Fra gli stessi economisti non è ancora chiaro quanto l'idea della Tobin Tax sia appoggiata o meno[7][8]. In tal senso spicca la netta posizione a favore dell'imposta fatta dall'economista Avinash Persaud.[9]
Un sostegno inatteso alla Tobin tax è arrivato dallo speculatore multimilionario George Soros, il quale ha dichiarato che, mentre la tassa va contro i suoi interessi personali, crede che la sua introduzione avrà effetti positivi sull'economia mondiale.
La rubrica "City Notebook" del quotidiano britannico The Guardian del 30 agosto 2001, pose il caso contro tale tassa in termini diretti. In essa si diceva che gli speculatori sulle valute sono "un gruppo eccezionalmente utile, lavorando giorno e notte, rischiando il loro benessere per fornire una cosa chiamata liquidità. Senza liquidità, i mercati si prosciugano, i prezzi diventano volatili e i beni diventano difficili da muovere." Con la Tobin tax in vigore, continuava l'editoriale, quell'utile lavoro non verrebbe conseguito. "Il risultato netto è che tutti i soggetti coinvolti — produttori, contrattatori, acquirenti — diventano più poveri, non più ricchi".
Altra critica riguarda la concreta applicabilità di una tassa all'High frequency trading, un sistema di transazioni che avvengono in tempi di millesimi di secondo. Tuttavia, la tassa è già applicata da anni in mercati dove si pratica l'HFT (a partire dalla Borsa di Londra).
Un limite può risiedere, nel caso specifico, nel modo in cui la tassa viene congegnata: per essere efficace contro l'High frequency trading, la tassa deve colpire tutte le transazioni intermedie e non solo le transazioni a fine di un determinato periodo.
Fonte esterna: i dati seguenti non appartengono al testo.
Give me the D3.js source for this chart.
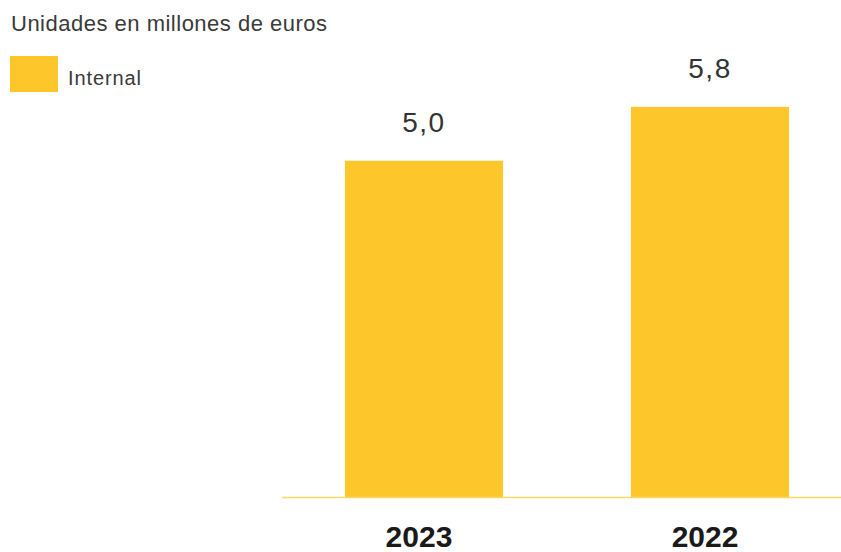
<!DOCTYPE html>
<html>
<head>
<meta charset="utf-8">
<script src="https://cdn.jsdelivr.net/npm/d3@7"></script>
<style>
  body { margin: 0; background: #fff; }
  text { font-family: "Liberation Sans", Arial, sans-serif; }
</style>
</head>
<body>
<svg id="chart"></svg>
<script>
// data
const years = ["2023", "2022"];
const values = [5.0, 5.8];
const valueLabels = ["5,0", "5,8"];
const seriesName = "Internal";
const unitTitle = "Unidades en millones de euros";

const W = 841, H = 552;
const barColor = "#fdc62b";

const svg = d3.select("#chart")
    .attr("width", W)
    .attr("height", H);

// scales
const x = d3.scaleBand()
    .domain(years)
    .range([282, 852])
    .paddingInner(0.447)
    .paddingOuter(0.22);

const y = d3.scaleLinear()
    .domain([0, 6])
    .range([497.5, 497.5 - 6 * 67.35]);

// title
svg.append("text")
    .attr("x", 11)
    .attr("y", 31)
    .attr("font-size", "22px")
    .attr("letter-spacing", "0.5px")
    .attr("fill", "#3a3a3a")
    .text(unitTitle);

// legend
svg.append("rect")
    .attr("x", 10)
    .attr("y", 56)
    .attr("width", 48)
    .attr("height", 36)
    .attr("fill", barColor);

svg.append("text")
    .attr("x", 68)
    .attr("y", 85)
    .attr("font-size", "20px")
    .attr("letter-spacing", "0.9px")
    .attr("fill", "#3a3a3a")
    .text(seriesName);

// bars
const data = years.map((yr, i) => ({ year: yr, value: values[i], label: valueLabels[i] }));

svg.selectAll("rect.bar")
    .data(data)
    .enter()
    .append("rect")
    .attr("class", "bar")
    .attr("x", d => x(d.year))
    .attr("y", d => y(d.value))
    .attr("width", x.bandwidth())
    .attr("height", d => y(0) - y(d.value))
    .attr("fill", barColor);

// value labels
svg.selectAll("text.val")
    .data(data)
    .enter()
    .append("text")
    .attr("class", "val")
    .attr("x", d => x(d.year) + x.bandwidth() / 2)
    .attr("y", d => y(d.value) - 29)
    .attr("text-anchor", "middle")
    .attr("font-size", "28px")
    .attr("letter-spacing", "1.5px")
    .attr("fill", "#333")
    .text(d => d.label);

// baseline
svg.append("line")
    .attr("x1", 282)
    .attr("x2", W)
    .attr("y1", y(0))
    .attr("y2", y(0))
    .attr("stroke", "#fed765")
    .attr("stroke-width", 1.5);

// x axis labels
svg.selectAll("text.year")
    .data(years)
    .enter()
    .append("text")
    .attr("class", "year")
    .attr("x", d => x(d) + x.bandwidth() / 2 - 5)
    .attr("y", 546.5)
    .attr("text-anchor", "middle")
    .attr("font-size", "30px")
    .attr("font-weight", "bold")
    .attr("fill", "#1a1a1a")
    .text(d => d);
</script>
</body>
</html>
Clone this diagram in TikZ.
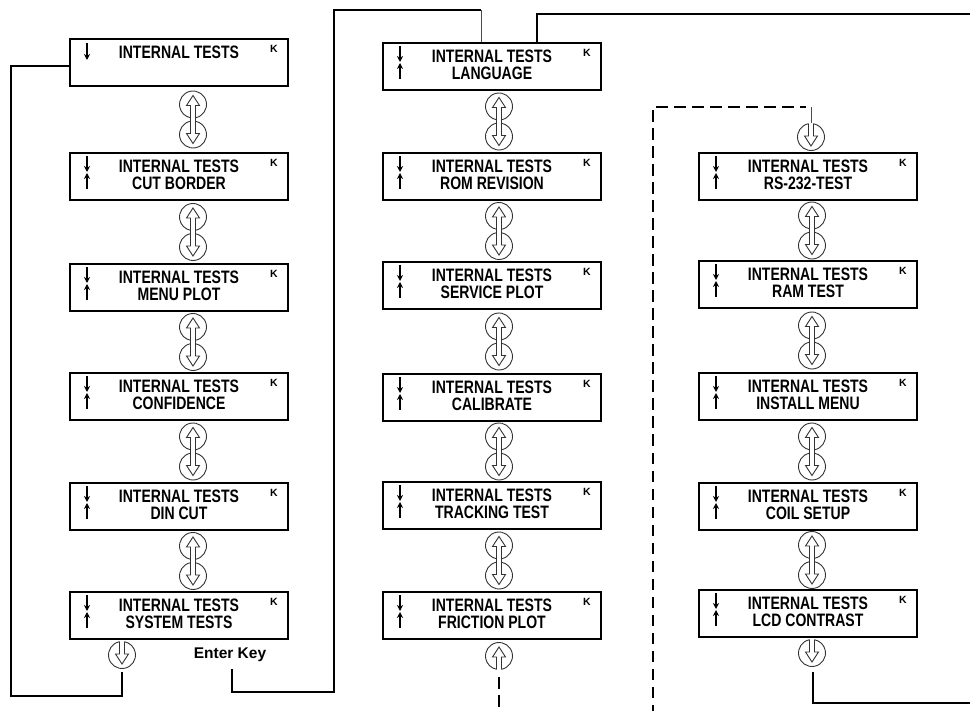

Inoltre, bisogna tenere conto del fatto che gli effetti perturbativi prodotti sul mercato dal trading ad altra frequenza sono determinati non solo dalle transazioni concluse ma anche dalle proposte di transazione prodotte inserite, con alta frequenza, nel sistema dei mercati dai software HFT.
L'attuale disciplina italiana (legge 228/2012 e il suo decreto attuativo del 21/02/2013) prevede un meccanismo, da molti considerato facilmente eludibile, per colpire l'HFT con un'aliquota pari allo 0,02%.[10]